Topics include: metric and normed spaces, limits of sequences, open and closed sets, continuity, topological properties, compactness, connectedness; Cauchy sequences, completeness, contraction mapping theorem; Hilbert spaces, orthonormal systems, bounded linear operators and functionals, applications.

Intended learning outcomes

On completion of this subject, students should understand:

  • the definition and fundamental properties of metric spaces, including the ideas of convergence, continuity, completeness, compactness and connectedness;
  • the definition and fundamental properties of Hilbert spaces, and bounded linear maps between them;
  • how basic concepts of geometry and linear algebra can be generalised to infinite dimensional spaces;

and should be able to:

  • prove simple results about metric spaces and Hilbert spaces;
  • analyse bounded linear maps between Hilbert spaces;
  • apply general results on metric and Hilbert spaces to solve problems in other areas of mathematics and physics, including numerical methods and differential equations.

Generic skills

In addition to learning specific skills that will assist students in their future careers in science, they will have the opportunity to develop generic skills that will assist them in any future career path.
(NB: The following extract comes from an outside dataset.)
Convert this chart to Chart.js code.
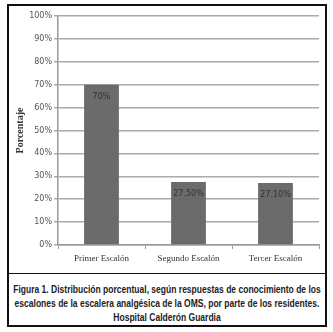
<!DOCTYPE html>
<html>
<head>
<meta charset="utf-8">
<script src="https://cdn.jsdelivr.net/npm/chart.js@4"></script>
<style>
  body { margin: 0; background: #fff; }
  #box {
    position: absolute; left: 7px; top: 4px; width: 316px; height: 319px;
    border: 2px solid #111;
  }
  #plot { position: absolute; left: 0; top: 0; width: 316px; height: 267px; border-bottom: 1.5px solid #111; }
  #caption {
    position: absolute; left: 0; top: 276px; width: 316px;
    font-family: "Liberation Sans", sans-serif;
    font-weight: bold; font-size: 11px; color: #222;
  }
  #caption div { position: relative; height: 14px; }
  #caption span { position: absolute; left: 50%; top: 0; white-space: nowrap; line-height: 14px; }
</style>
</head>
<body>
<div id="box">
  <div id="plot"><canvas id="chart"></canvas></div>
  <div id="caption">
    <div><span>Figura 1. Distribución porcentual, según respuestas de conocimiento de los</span></div>
    <div><span id="widest">escalones de la escalera analgésica de la OMS, por parte de los residentes.</span></div>
    <div><span>Hospital Calderón Guardia</span></div>
  </div>
</div>
<script>
const categories = ['Primer Escalón', 'Segundo Escalón', 'Tercer Escalón'];
const values = [70, 27.5, 27.1];
const valueLabels = ['70%', '27.50%', '27.10%'];
const yTicks = [0, 10, 20, 30, 40, 50, 60, 70, 80, 90, 100];

// squeeze caption to the narrow width of the original typeface
const k = 305 / document.getElementById('widest').offsetWidth;
document.querySelectorAll('#caption span').forEach(s => {
  s.style.transform = 'translateX(-50%) scaleX(' + k + ')';
});

const ctx = document.getElementById('chart').getContext('2d');
ctx.canvas.width = 316;
ctx.canvas.height = 267;

// labels written inside the top of each bar
const insideLabels = {
  id: 'insideLabels',
  afterDatasetsDraw(chart) {
    const c = chart.ctx;
    const meta = chart.getDatasetMeta(0);
    c.save();
    c.font = '8px "DejaVu Sans"';
    c.fillStyle = '#333';
    c.textAlign = 'center';
    c.textBaseline = 'middle';
    meta.data.forEach((bar, i) => {
      c.fillText(valueLabels[i], bar.x, bar.y + 12);
    });
    c.restore();
  }
};

const chart = new Chart(ctx, {
  type: 'bar',
  data: {
    labels: categories,
    datasets: [{
      label: '',
      data: values,
      backgroundColor: '#6b6b6b',
      borderWidth: 0,
      barPercentage: 0.4,
      categoryPercentage: 1
    }]
  },
  options: {
    responsive: false,
    animation: false,
    layout: { padding: { left: 0, right: 6, top: 10, bottom: 0 } },
    scales: {
      x: {
        grid: { offset: true, drawOnChartArea: false, color: '#999', tickLength: 4 },
        border: { color: '#999', width: 1.5 },
        ticks: { color: '#333', font: { family: '"Liberation Serif"', size: 9 }, padding: 4 },
        afterFit(scale) { scale.height = 28; }
      },
      y: {
        min: 0,
        max: 100,
        afterBuildTicks(scale) { scale.ticks = yTicks.map(v => ({ value: v })); },
        grid: { color: '#aaa', lineWidth: 1.5, tickLength: 4 },
        border: { color: '#999', width: 1.5 },
        ticks: {
          color: '#555',
          font: { family: '"DejaVu Sans"', size: 8 },
          padding: 2,
          callback: v => v + '%'
        },
        title: {
          display: true,
          text: 'Porcentaje',
          color: '#333',
          font: { family: '"Liberation Serif"', size: 10, weight: 'bold' },
          padding: { top: 5, bottom: 4 }
        },
        afterFit(scale) { scale.width = 49; }
      }
    },
    plugins: {
      legend: { display: false },
      tooltip: { enabled: false }
    }
  },
  plugins: [insideLabels]
});
</script>
</body>
</html>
These include:

  • problem-solving skills: the ability to engage with unfamiliar problems and identify relevant solution strategies;
  • analytical skills: the ability to construct and express logical arguments and to work in abstract or general terms to increase the clarity and efficiency of analysis;
  • collaborative skills: the ability to work in a team;
  • time-management skills: the ability to meet regular deadlines while balancing competing commitments.